Cette « performance » tient à l’inflexibilité du dictateur. Il en fait la démonstration avec la répression de l’insurrection des Frères musulmans à Hama, en février 1982, loin des caméras et des appareils photo. Les militaires bombardent la ville à l’arme lourde puis la pillent sans vergogne, sans souci de distinguer entre les insurgés et les simples civils. Le nombre de victimes est évalué à près de 30 000 (« des massacres à faire pleurer les pierres » selon un témoin). Après quoi, le dictateur permet à chacun de visiter les ruines et de se rendre compte de ce qu’il en coûte de lui résister.
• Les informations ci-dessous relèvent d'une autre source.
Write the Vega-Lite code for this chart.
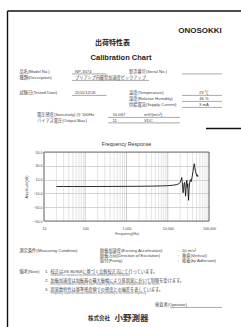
{
  "$schema": "https://vega.github.io/schema/vega-lite/v6.json",
  "width": 241,
  "height": 327,
  "autosize": "none",
  "padding": 0,
  "background": "white",
  "config": {
    "view": {"stroke": null},
    "font": "Liberation Sans, Noto Sans CJK JP",
    "text": {"font": "Liberation Sans, Noto Sans CJK JP"}
  },
  "resolve": {"scale": {"x": "independent", "y": "independent"}},
  "layer": [
    {
      "layer": [
        {
          "data": {
            "values": [
              {"f": 10, "decade": true}, {"f": 20, "decade": false}, {"f": 30, "decade": false}, {"f": 40, "decade": false}, {"f": 50, "decade": false}, {"f": 60, "decade": false}, {"f": 70, "decade": false}, {"f": 80, "decade": false}, {"f": 90, "decade": false},
              {"f": 100, "decade": true}, {"f": 200, "decade": false}, {"f": 300, "decade": false}, {"f": 400, "decade": false}, {"f": 500, "decade": false}, {"f": 600, "decade": false}, {"f": 700, "decade": false}, {"f": 800, "decade": false}, {"f": 900, "decade": false},
              {"f": 1000, "decade": true}, {"f": 2000, "decade": false}, {"f": 3000, "decade": false}, {"f": 4000, "decade": false}, {"f": 5000, "decade": false}, {"f": 6000, "decade": false}, {"f": 7000, "decade": false}, {"f": 8000, "decade": false}, {"f": 9000, "decade": false},
              {"f": 10000, "decade": true}, {"f": 20000, "decade": false}, {"f": 30000, "decade": false}, {"f": 40000, "decade": false}, {"f": 50000, "decade": false}, {"f": 60000, "decade": false}, {"f": 70000, "decade": false}, {"f": 80000, "decade": false}, {"f": 90000, "decade": false},
              {"f": 100000, "decade": true}
            ]
          },
          "mark": {"type": "rule", "strokeWidth": 0.5},
          "encoding": {
            "x": {"field": "f", "type": "quantitative"},
            "y": {"datum": -50, "type": "quantitative"},
            "y2": {"datum": 50},
            "stroke": {"condition": {"test": "datum.decade", "value": "#9a9a9a"}, "value": "#c6c6c6"}
          }
        },
        {
          "data": {
            "values": [
              {"freq": 20, "amp": 0}, {"freq": 30, "amp": 0}, {"freq": 50, "amp": 0}, {"freq": 100, "amp": 0},
              {"freq": 200, "amp": 0}, {"freq": 500, "amp": 0.1}, {"freq": 1000, "amp": 0.2}, {"freq": 2000, "amp": 0.3},
              {"freq": 4000, "amp": 0.5}, {"freq": 7000, "amp": 0.8}, {"freq": 10000, "amp": 1.2}, {"freq": 13000, "amp": 1.8},
              {"freq": 16000, "amp": 2.6}, {"freq": 18500, "amp": 3.8}, {"freq": 20000, "amp": 6}, {"freq": 21000, "amp": 9},
              {"freq": 21800, "amp": 13}, {"freq": 22400, "amp": 7}, {"freq": 23000, "amp": -2}, {"freq": 23600, "amp": -9},
              {"freq": 24200, "amp": -4}, {"freq": 24800, "amp": 4}, {"freq": 25600, "amp": 6}, {"freq": 26300, "amp": -2},
              {"freq": 27000, "amp": -14}, {"freq": 27600, "amp": -6}, {"freq": 28300, "amp": 5}, {"freq": 29000, "amp": 9},
              {"freq": 29800, "amp": -1}, {"freq": 30500, "amp": 4}, {"freq": 31300, "amp": -12}, {"freq": 32000, "amp": -20},
              {"freq": 32800, "amp": -4}, {"freq": 34000, "amp": 6}, {"freq": 35500, "amp": 10}, {"freq": 37000, "amp": 7},
              {"freq": 39000, "amp": 14}, {"freq": 41000, "amp": 22}, {"freq": 42500, "amp": 29}, {"freq": 44000, "amp": 33},
              {"freq": 45500, "amp": 27}, {"freq": 47000, "amp": 22}, {"freq": 49000, "amp": 18}, {"freq": 51000, "amp": 15},
              {"freq": 52500, "amp": 17}, {"freq": 54000, "amp": 14}
            ]
          },
          "mark": {"type": "line", "color": "#151515", "strokeWidth": 0.9},
          "encoding": {
            "x": {
              "field": "freq", "type": "quantitative",
              "scale": {"type": "log", "domain": [10, 100000], "range": [44, 209], "nice": false},
              "axis": {
                "orient": "bottom", "offset": -106,
                "values": [10, 100, 1000, 10000, 100000],
                "format": ",",
                "grid": false, "ticks": false, "domain": false,
                "labelFontSize": 3.6, "labelColor": "#444", "labelPadding": 5,
                "labelOverlap": false, "labelFlush": false, "labelBound": false,
                "title": "Frequency(Hz)", "titleFontSize": 3.6, "titleFontWeight": "normal", "titleColor": "#444", "titlePadding": 2
              }
            },
            "y": {
              "field": "amp", "type": "quantitative",
              "scale": {"domain": [-50, 50], "range": [221, 152], "nice": false, "zero": false},
              "axis": {
                "orient": "left", "offset": -44,
                "values": [-50,-45,-40,-35,-30,-25,-20,-15,-10,-5,0,5,10,15,20,25,30,35,40,45,50],
                "labelExpr": "datum.value % 10 === 0 ? format(datum.value, '.1f') : ''",
                "grid": true,
                "gridColor": {"condition": {"test": "datum.value % 10 === 0", "value": "#a8a8a8"}, "value": "#cfcfcf"},
                "gridWidth": 0.5,
                "ticks": false, "domain": false,
                "labelFontSize": 3.6, "labelColor": "#444", "labelPadding": 2, "labelOverlap": false, "labelBound": false,
                "title": "Amplitude(dB)", "titleFontSize": 3.6, "titleFontWeight": "normal", "titleColor": "#444", "titlePadding": 4
              }
            }
          }
        },
        {
          "data": {"values": [{"title": "Frequency Response", "f0": 10, "f1": 100000, "a0": -50, "a1": 50, "fc": 1000}]},
          "layer": [
            {
              "mark": {"type": "rect", "fill": null, "stroke": "#555555", "strokeWidth": 0.8},
              "encoding": {
                "x": {"field": "f0", "type": "quantitative"},
                "x2": {"field": "f1"},
                "y": {"field": "a0", "type": "quantitative"},
                "y2": {"field": "a1"}
              }
            },
            {
              "mark": {"type": "text", "fontSize": 5.2, "dy": -8, "color": "#333"},
              "encoding": {
                "x": {"field": "fc", "type": "quantitative"},
                "y": {"field": "a1", "type": "quantitative"},
                "text": {"field": "title"}
              }
            }
          ]
        }
      ]
    },
    {
      "data": {
        "values": [
          {"role": "border_h", "line": 1, "col": 1, "col2": 27},
          {"role": "border_v", "line": 1, "line2": 24, "col": 1},
          {"role": "thick", "line": 12, "col": 25, "col2": 27},
          {"role": "underline", "line": 5, "col": 6, "col2": 10},
          {"role": "underline", "line": 5, "col": 22, "col2": 26},
          {"role": "underline", "line": 6, "col": 6, "col2": 17},
          {"role": "underline", "line": 7, "col": 6, "col2": 10},
          {"role": "underline", "line": 7, "col": 22, "col2": 26},
          {"role": "underline", "line": 8, "col": 22, "col2": 26},
          {"role": "underline", "line": 9, "col": 22, "col2": 26},
          {"role": "underline", "line": 10, "col": 11, "col2": 21},
          {"role": "underline", "line": 11, "col": 11, "col2": 21},
          {"role": "underline", "line": 22, "col": 19, "col2": 26},
          {"role": "logo", "line": 2, "col": 23, "text": "ONOSOKKI"},
          {"role": "title_ja", "line": 3, "col": 12, "text": "出荷特性表"},
          {"role": "title_en", "line": 4, "col": 14, "text": "Calibration Chart"},
          {"role": "form", "line": 5, "col": 2, "text": "品名(Model No.)"},
          {"role": "form", "line": 5, "col": 7, "text": "NP-3574"},
          {"role": "form", "line": 5, "col": 15, "text": "製造番号(Serial No.)"},
          {"role": "form", "line": 6, "col": 2, "text": "種類(Description)"},
          {"role": "form", "line": 6, "col": 7, "text": "プリアンプ内蔵型加速度ピックアップ"},
          {"role": "form", "line": 7, "col": 2, "text": "試験日(Tested Date)"},
          {"role": "form", "line": 7, "col": 7, "text": "2011/12/26"},
          {"role": "form", "line": 7, "col": 15, "text": "温度(Temperature)"},
          {"role": "form", "line": 8, "col": 15, "text": "湿度(Relative Humidity)"},
          {"role": "form", "line": 9, "col": 15, "text": "供給電流(Supply Current)"},
          {"role": "form_center", "line": 7, "col": 24, "text": "23 ℃"},
          {"role": "form_center", "line": 8, "col": 24, "text": "46 %"},
          {"role": "form_center", "line": 9, "col": 24, "text": "3 mA"},
          {"role": "form", "line": 10, "col": 3, "text": "電圧感度(Sensitivity) @ 160Hz"},
          {"role": "form", "line": 10, "col": 12, "text": "10.067"},
          {"role": "form", "line": 10, "col": 16, "text": "mV/(m/s²)"},
          {"role": "form", "line": 11, "col": 3, "text": "バイアス電圧(Output Bias)"},
          {"role": "form", "line": 11, "col": 12, "text": "11"},
          {"role": "form", "line": 11, "col": 16, "text": "VDC"},
          {"role": "form", "line": 13, "col": 2, "text": "測定条件(Measuring Condition)"},
          {"role": "form", "line": 13, "col": 9, "text": "励振加速度(Exciting Acceleration)"},
          {"role": "form", "line": 13, "col": 20, "text": ":"},
          {"role": "form", "line": 13, "col": 22, "text": "10 m/s²"},
          {"role": "form", "line": 14, "col": 9, "text": "励振方向(Direction of Excitation)"},
          {"role": "form", "line": 14, "col": 20, "text": ":"},
          {"role": "form", "line": 14, "col": 22, "text": "垂直(Vertical)"},
          {"role": "form", "line": 15, "col": 9, "text": "取付(Fixing)"},
          {"role": "form", "line": 15, "col": 20, "text": ":"},
          {"role": "form", "line": 15, "col": 22, "text": "接着(by Adhesion)"},
          {"role": "form", "line": 16, "col": 2, "text": "備考(Note)"},
          {"role": "form", "line": 16, "col": 4, "text": "1."},
          {"role": "form", "line": 16, "col": 5, "text": "校正はJIS B0908に基づく比較校正法にて行っています。"},
          {"role": "note_en", "line": 17, "col": 5, "text": "Calibration is carried out by comparison method based on JIS B0908."},
          {"role": "form", "line": 18, "col": 4, "text": "2."},
          {"role": "form", "line": 18, "col": 5, "text": "加振加速度は加振器の最大振幅により低周波において制限を受けます。"},
          {"role": "note_en", "line": 19, "col": 5, "text": "Exciting acceleration is limited at lower frequency by the confines of displacement of the exciter."},
          {"role": "form", "line": 20, "col": 4, "text": "3."},
          {"role": "form", "line": 20, "col": 5, "text": "周波数特性は基準感度値での感度との偏差を表しています。"},
          {"role": "note_en", "line": 21, "col": 5, "text": "Frequency response indicates difference from sensitivity at the reference frequency."},
          {"role": "form", "line": 22, "col": 18, "text": "検査者(Operator)"},
          {"role": "company_small", "line": 23, "col": 8, "text": "株式会社"},
          {"role": "company_big", "line": 23, "col": 13, "text": "小野測器"}
        ]
      },
      "encoding": {
        "x": {
          "field": "col", "type": "quantitative", "axis": null,
          "scale": {
            "domain": [1,2,3,4,5,6,7,8,9,10,11,12,13,14,15,16,17,18,19,20,21,22,23,24,25,26,27],
            "range": [7.5,19.5,37,45,50.5,72,75,88,100,106.5,108,112.5,114.5,121,129,144,149,155,170,178,180,182,200,204,206,222,241],
            "zero": false, "nice": false
          }
        },
        "y": {
          "field": "line", "type": "quantitative", "axis": null,
          "scale": {
            "domain": [1,2,3,4,5,6,7,8,9,10,11,12,13,14,15,16,17,18,19,20,21,22,23,24],
            "range": [11,31,43,58,71.5,78,93,99,105,115,120.5,128.5,251,256,261,271.5,275.5,280.5,284.5,289.5,293.5,305,317.5,327],
            "zero": false, "nice": false
          }
        }
      },
      "layer": [
        {"transform": [{"filter": "datum.role === 'border_h' || datum.role === 'thick'"}], "mark": {"type": "rule", "color": "#111", "strokeWidth": 1.4}, "encoding": {"x2": {"field": "col2"}}},
        {"transform": [{"filter": "datum.role === 'border_v'"}], "mark": {"type": "rule", "color": "#111", "strokeWidth": 1.4}, "encoding": {"y2": {"field": "line2"}}},
        {"transform": [{"filter": "datum.role === 'underline'"}], "mark": {"type": "rule", "color": "#555", "strokeWidth": 0.5, "yOffset": 2.4}, "encoding": {"x2": {"field": "col2"}}},
        {"transform": [{"filter": "datum.role === 'logo'"}], "mark": {"type": "text", "font": "Liberation Sans", "fontSize": 8, "fontWeight": "bold", "align": "center", "baseline": "middle", "color": "#222"}, "encoding": {"text": {"field": "text"}}},
        {"transform": [{"filter": "datum.role === 'title_ja'"}], "mark": {"type": "text", "font": "Noto Sans CJK JP", "fontSize": 7, "fontWeight": "bold", "align": "center", "baseline": "middle", "color": "#222"}, "encoding": {"text": {"field": "text"}}},
        {"transform": [{"filter": "datum.role === 'title_en'"}], "mark": {"type": "text", "font": "Liberation Sans", "fontSize": 7.5, "fontWeight": "bold", "align": "center", "baseline": "middle", "color": "#222"}, "encoding": {"text": {"field": "text"}}},
        {"transform": [{"filter": "datum.role === 'form'"}], "mark": {"type": "text", "fontSize": 4.2, "align": "left", "baseline": "middle", "color": "#444"}, "encoding": {"text": {"field": "text"}}},
        {"transform": [{"filter": "datum.role === 'form_center'"}], "mark": {"type": "text", "fontSize": 4.2, "align": "center", "baseline": "middle", "color": "#444"}, "encoding": {"text": {"field": "text"}}},
        {"transform": [{"filter": "datum.role === 'note_en'"}], "mark": {"type": "text", "fontSize": 2.6, "align": "left", "baseline": "middle", "color": "#777"}, "encoding": {"text": {"field": "text"}}},
        {"transform": [{"filter": "datum.role === 'company_small'"}], "mark": {"type": "text", "font": "Noto Sans CJK JP", "fontSize": 5.5, "fontWeight": "bold", "align": "left", "baseline": "middle", "color": "#333"}, "encoding": {"text": {"field": "text"}}},
        {"transform": [{"filter": "datum.role === 'company_big'"}], "mark": {"type": "text", "font": "Noto Sans CJK JP", "fontSize": 8.5, "fontWeight": "bold", "align": "left", "baseline": "middle", "color": "#333"}, "encoding": {"text": {"field": "text"}}}
      ]
    }
  ]
}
L'oligarchie alaouite qui entoure le clan Assad entérine la succession de Bachar el-Assad, fils cadet du dictateur et seul de ses quatre fils à ne pas être entré dans la carrière militaire. Il est sans problème élu à la présidence avec 97% des suffrages !

Jeune médecin marié à une jeune femme élégante et de moeurs occidentales, il suscite en Occident l'espoir d'une libéralisation du régime.

De fait, dès les premiers mois de sa présidence, 99 intellectuels publient un manifeste qui réclame la démocratie. Bachar paraît céder. Mais très vite, devant la montée des revendications, il se rétracte et réprime le mouvement. 

Quand, trois ans plus tard, les Américains envahissent l'Irak de Saddam Hussein, il laisse les Irakiens se replier en Syrie, ce que n'apprécie guère le président George Bush Jr. Avec l'aide du président français Jacques Chirac, il aide les milices libanaises à chasser les troupes syriennes du Liban, qu'elles occupent depuis 1989.

Bachar el-Assad réagit en faisant assassiner le Premier ministre sunnite Rafic Hariri, un ami personnel de Jacques Chirac, dans un attentat à la voiture piégée, le 14 février 2005. Le peuple libanais, pour une fois réuni, organise d'immenses manifestations et contraint les Syriens à se retirer du Liban au terme de ce que l'on appelle pompeusement la « révolution du cèdre ».

Le dictateur syrien choisit dès lors de renforcer « l’arc chiite » avec l'Iran d'Ahmanidejad et le Hezbollah libanais de Hasssan Nasrallah. Le pays se referme sur lui-même. Jusqu'à la contagion du très bref « printemps arabe ». Celui-ci débouche sur de violentes manifestations à Homs, le 4 février 2012, trente ans jour pour jour après le soulèvement de Hama. Mais cette fois-ci, la violence de la répression est révélée à l'opinion mondiale en temps réel grâce à internet. La révolte s'étend et va entraîner le pays dans le chaos.

Publié ou mis à jour le : 2021-03-15 08:00:40
devriendt (31-08-2013 10:34:42)

Liban, Balkan, Syrie : trois grands défis pour les vulgarisateurs. Vous les relevez avec brio.
Vous êtes des rares à inventorier avec justesse la variété religieuse, ses fluctuations historiques, et son importance dans le jeu des alliances. Les crimes odieux du régime en place sont-ils tolérables parce qu’ils affectent en partie d’autres groupements, aux visées tout aussi criminelles, mais, pour l’heure, dépourvus de pouvoir, uniquement capables de s’associer à une révolte, quitte à brouiller ensuite les cartes, ainsi que cela se fit après les « Printemps Arabes » ?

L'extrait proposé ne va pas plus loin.